13 February 2018
A US air and
artillery strike has killed Russian combatants in the first lethal violence in
Syria between the two nuclear powers, according to sources on both sides.
The battle, which
was briefly alluded to in a US-led coalition statement last week, took place in
the oil-rich Deir Ezzor province in eastern Syria.
On 7 February, a
large force loyal to Bashar al-Assad and supported by tanks and artillery
advanced and fired at a Syrian Democratic Forces base manned by Kurdish troops
and American military advisors, a US military spokesman said in a statement to
Bloomberg on Tuesday.
The United
States, which was communicating with the Russian side during the clash, drove
the attackers back with aircraft and artillery fire, suffering no fatalities,
the spokesman said.
On 10 February, a
US drone destroyed an advancing Russian-made T-72 tank from the “same hostile
force,” the US military said on Tuesday.
While reports
have varied widely, claiming anywhere from a handful to more than a hundred
Russians were killed and describing them alternately as military troops or
private contractors, the 7 February clash nonetheless appears to have been the
deadliest between US and Russian citizens since the Cold War.
On Monday, the
Russia-based independent research group Conflict Intelligence Team published
the names of four Russians who had been killed by the US strike. It said the
men were mercenaries from the Wagner group, a highly secretive private military
company whose alleged commander was photographed with Vladimir Putin in 2016.
Friends and
relatives confirmed to RBC newspaper that the men had been killed in Syria on 7
February. Conflict Intelligence Team told The Telegraph on Tuesday that three
other Russians were also killed in the attack, which it said was the only time
Russians had been killed by the Western coalition.
The independent newspaper
Novaya Gazeta reported that 13 Russians had been killed and 15 wounded in the
strike. It said Wagner troops had been operating with a special forces unit
known as the “ISIS Hunters”.
Igor Strelkov, a
nationalist with links to Russian intelligence who commanded Russia-backed
separatists in eastern Ukraine, said 100 Wagner employees had died in the
strike.
Bloomberg quoted
Russian sources as saying that 200 professional soldiers, most of them Russian,
were killed, while an American official told the publication about 100 had been
killed.
If true, those
numbers would easily eclipse previous Russian losses in Syria, which has been
presented by Mr Putin as a largely bloodless conflict. Russia has insisted it
does not have troops on the ground even as reports have mounted of small
numbers of soldiers and mercenaries killed.
Surveys have
shown Russians are largely lukewarm toward the Syrian conflict.
In other
circumstances, such a clash would have likely sparked a diplomatic crisis, but
the Kremlin did not appear to want to discuss possible casualties before Mr
Putin stands for re-election next month.
After liberal
presidential candidate Grigory Yavlinsky called on the president to comment on
the Russian deaths, Mr Putin's spokesman said these reports “need verification”

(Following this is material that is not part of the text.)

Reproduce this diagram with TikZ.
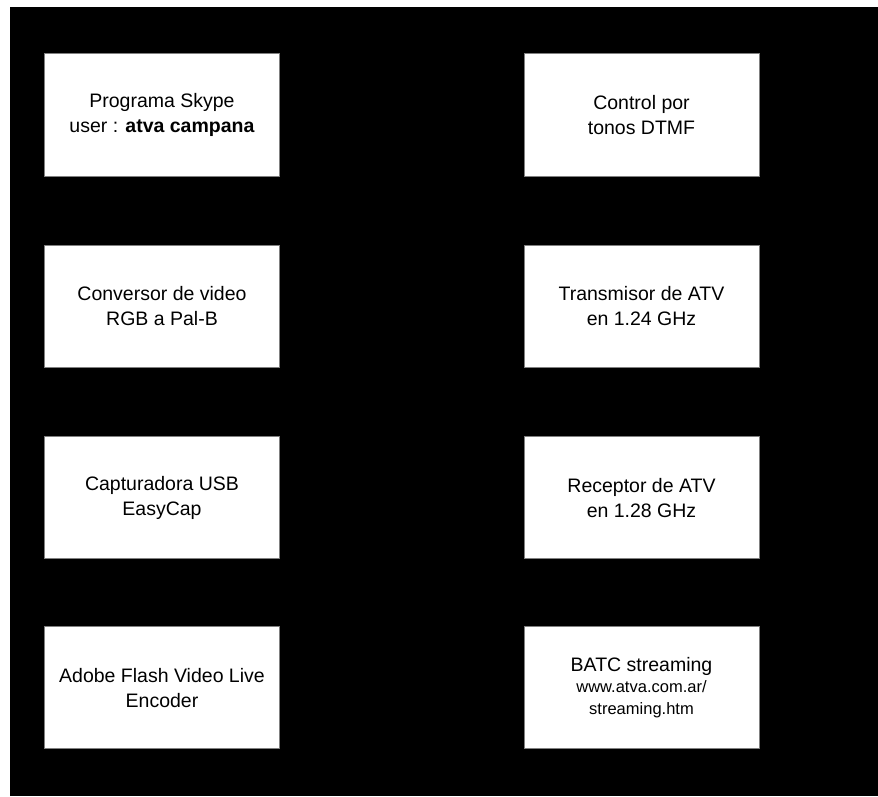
\documentclass[tikz,border=0pt]{standalone}
\usepackage{fontspec}
\setmainfont{Liberation Sans}
\definecolor{boxgray}{RGB}{128,128,128}
\newcommand{\smalltxt}[1]{{\fontsize{16.5}{21}\selectfont #1}}
\begin{document}
\begin{tikzpicture}[x=1pt,y=-1pt,
  box/.style={draw=boxgray, line width=1pt, fill=white, minimum width=235pt,
    minimum height=122.5pt, inner sep=0pt, align=center, text=black,
    font=\fontsize{19.5}{25}\selectfont}]
\useasboundingbox (0,0) rectangle (878,796);
\fill[white] (0,0) rectangle (878,796);
\fill[black] (10,7) rectangle (878,796);
\node[box] (skype) at (162,114.8) {Programa Skype\\user : \textbf{atva campana}};
\node[box] (dtmf) at (641.5,114.8) {Control por\\tonos DTMF};
\node[box] (conv) at (162,306.3) {Conversor de video\\RGB a Pal-B};
\node[box] (tx) at (641.5,306.3) {Transmisor de ATV\\en 1.24 GHz};
\node[box] (cap) at (162,497.7) {Capturadora USB\\EasyCap};
\node[box] (rx) at (641.5,497.7) {Receptor de ATV\\en 1.28 GHz};
\node[box] (flash) at (162,687.7) {Adobe Flash Video Live\\Encoder};
\node[box] (batc) at (641.5,687.7) {BATC streaming\\[-4pt]\smalltxt{www.atva.com.ar/}\\[-3pt]\smalltxt{streaming.htm}};
\end{tikzpicture}
\end{document}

and argued that so many Russians were located in so many countries it was
“difficult to have any detailed information”.
In a statement
last week, the defence ministry said no Russian soldiers were in that area of
Deir Ezzor and claimed that the US strike had hit Syrian rebels by mistake,
injuring 25 of them.
“If public
opinion paints a picture for itself that the Syrian war will require losses and
those to blame are not terrorists but American soldiers, then they will have to
react, and no one wants to react to this right now,” said Carnegie Centre
Moscow analyst Alexander Baunov.
The clashes in
Deir Ezzor bode ill for the future of the war, suggesting that conflicts
between the many regional powers present in Syria could grow more frequent even
as the terrorists are defeated.
“The fight with
the Islamic State is being replaced by old and new conflicts amid the
intersection of internal and external players' interests,” said Conflict
Intelligence Team researcher Ruslan Leviev.